Шниттке усмехнулся.
— Это не первый лагерь, который я посещаю, и везде одно и то же: жестокость, бессмысленное унижение, нищета внутри лагеря и неизвестно откуда взявшаяся роскошь за его пределами. Для чего это нужно Германии? И вообще, что происходит в лагере?
— Германия тут ни при чем. О ситуации в лагере готов подробно рассказать за две рюмки коньяка.
Шниттке молча наполнил две разновеликие рюмки, сначала маленькую, затем побольше. Руге выпил одну за другой, но в обратном порядке.
— Начнем с головы. Комендант лагеря, штандартенфюрер СС Кох с большим опозданием обнаружил, что болен сифилисом.
— Малоприятное открытие, — Генрих сделал несколько глотков кофе.
— От лечения в любой из клиник СС отказался, опасаясь разоблачения, и полностью доверил свое здоровье лагерному специалисту, заключенному Кремеру. Доктор лечил его старательно, но, как показалось Коху, чересчур долго, и решил отправить свою кровь на анализ под чужой фамилией в лабораторию города Ваймара. Ответ пришел вскоре отрицательный, то есть кровь принадлежала здоровому человеку.
— Прекрасно. И как же он отблагодарил врача?
— Как обычно. Приказал обершарфюреру Планке пристрелить доктора «при попытке к бегству». Что тот и сделал.
— Убивать за сделанное добро! Судьба непременно накажет! — грустно подытожила Карин.
— Уже наказала. При повторном анализе оказалось, что болезнь никуда не делась. И сейчас он опять лечится. Из своей виллы почти не выходит.
— Извини, Отто, — полковник поднялся, — мы уже больше суток в дороге и, честно говоря, немного устали.
— Прости, Ральф, я так обрадовался твоему приезду, что забыл все правила приличия.
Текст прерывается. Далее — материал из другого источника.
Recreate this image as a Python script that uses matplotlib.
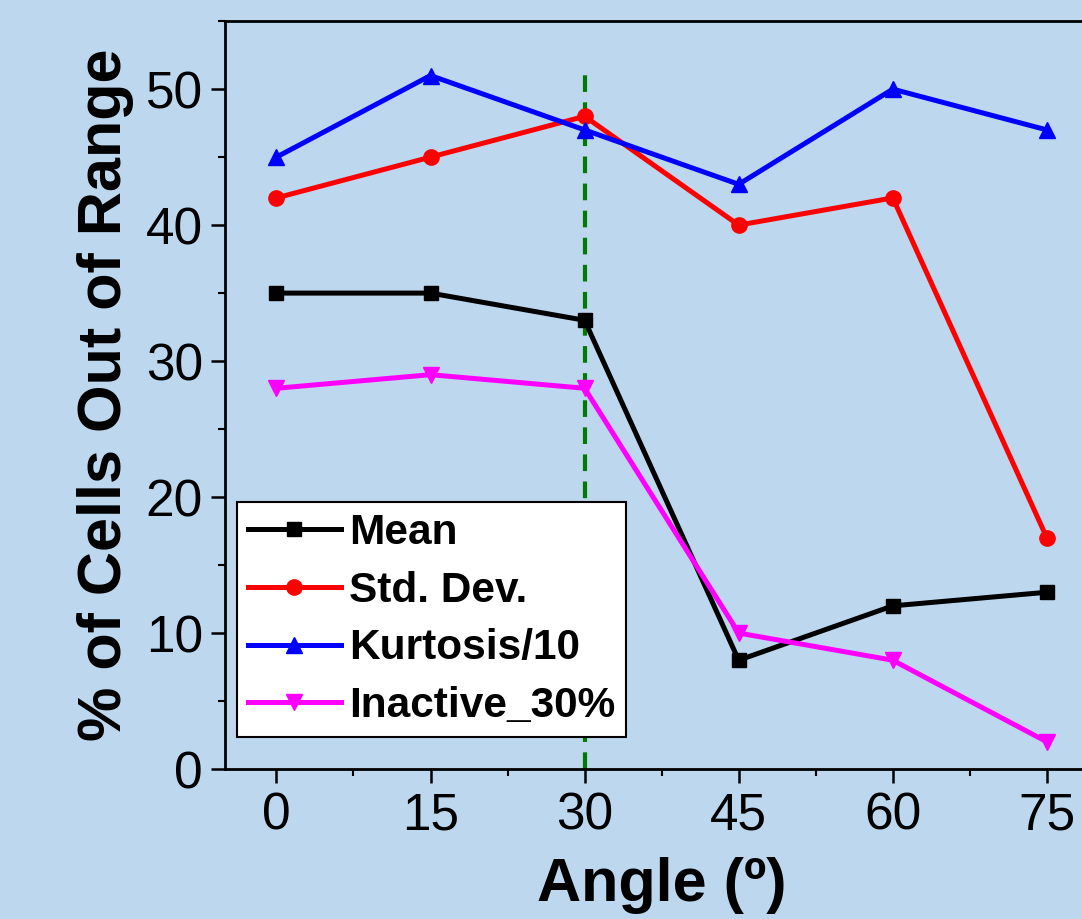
import matplotlib
matplotlib.use("Agg")
import matplotlib.pyplot as plt
from matplotlib.ticker import MultipleLocator

angles = [0, 15, 30, 45, 60, 75]
mean_vals = [35, 35, 33, 8, 12, 13]
std_vals = [42, 45, 48, 40, 42, 17]
kurt_vals = [45, 51, 47, 43, 50, 47]
inactive_vals = [28, 29, 28, 10, 8, 2]

series_labels = ["Mean", "Std. Dev.", "Kurtosis/10", "Inactive_30%"]
series_colors = ["black", "#ff0000", "#0000ff", "#ff00ff"]
series_markers = ["s", "o", "^", "v"]

threshold_angle = 30

bg = "#bdd7ee"
plt.rcParams["font.family"] = ["Liberation Sans", "DejaVu Sans"]

fig = plt.figure(figsize=(10.82, 9.19), dpi=100, facecolor=bg)
ax = fig.add_axes([0.208, 0.1632, 0.807, 0.8138], facecolor=bg)

ax.vlines(threshold_angle, 0, 51.5, colors="#007a00", linestyles=(0, (4, 2.5)), linewidth=3)

for vals, lab, col, mk in zip(
    [mean_vals, std_vals, kurt_vals, inactive_vals], series_labels, series_colors, series_markers
):
    ms = 10 if mk == "s" else 11
    ax.plot(angles, vals, color=col, marker=mk, markersize=ms, linewidth=3.6, label=lab)

ax.set_xlim(-5, 80)
ax.set_ylim(0, 55)
ax.xaxis.set_major_locator(MultipleLocator(15))
ax.xaxis.set_minor_locator(MultipleLocator(7.5))
ax.yaxis.set_major_locator(MultipleLocator(10))
ax.yaxis.set_minor_locator(MultipleLocator(5))
ax.tick_params(which="major", direction="out", length=10, width=1.8, labelsize=37, pad=6)
ax.tick_params(which="minor", direction="out", length=5, width=1.5)
ax.spines["right"].set_visible(False)
for s in ["left", "bottom", "top"]:
    ax.spines[s].set_linewidth(2)

ax.set_xlabel("Angle (º)", fontsize=44, fontweight="bold", labelpad=12)
ax.set_ylabel("% of Cells Out of Range", fontsize=44, fontweight="bold", labelpad=8)

leg = ax.legend(
    loc="lower left",
    bbox_to_anchor=(0.0137, 0.043),
    borderaxespad=0,
    prop={"size": 30.5, "weight": "bold"},
    handlelength=2.2,
    handletextpad=0.2,
    labelspacing=0.42,
    borderpad=0.25,
    fancybox=False,
    framealpha=1,
    edgecolor="black",
)
leg.get_frame().set_linewidth(1.5)

fig.savefig("out.png", dpi=100, facecolor=bg)
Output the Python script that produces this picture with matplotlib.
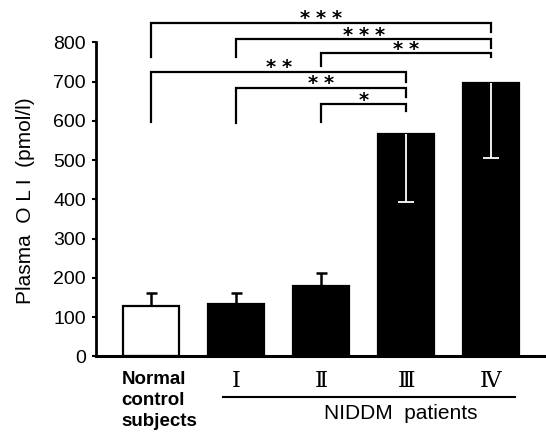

Завтрак будет за этим столом в восемь утра. Всем спокойной ночи!
Генрих заснул моментально, не успев как следует вытянуть ноги и принять окончательно горизонтальное положение. Оказалось, однако, что сон крепкий вовсе не означает сон долгий. Именно во сне он почувствовал, как кто-то несильно, но настойчиво потряс его за плечо. Поднял голову, положил ее на руку, которая упиралась локтем в подушку. Он уже не спал, но и не бодрствовал. Пребывая в таком промежуточном состоянии, осторожно покрутил головой в обе стороны. В комнате темно. Лишь слабый свет от освещения обоих оружейных заводов, расположенных за пределами лагеря, едва проникнув в комнату, тут же растворялся в царившей тьме.
Генрих готов был уже вновь погрузиться в сон, как в последнем отблеске взгляд его вырвал из темноты фигуру человека. Вгляделся внимательнее — Дубровский. Он стоял, забившись в темный угол комнаты, в той же позе, что и за проволочной оградой лагеря, правда, в глазах ощутимо читался осмысленный и горький упрек. Генрих готов был что-то объяснить, но тот не пожелал слушать и исчез, не попрощавшись. В тот же момент за стеной внизу послышался нарастающий размеренный шорох. Генрих подошел к окну и, открыв его, замер.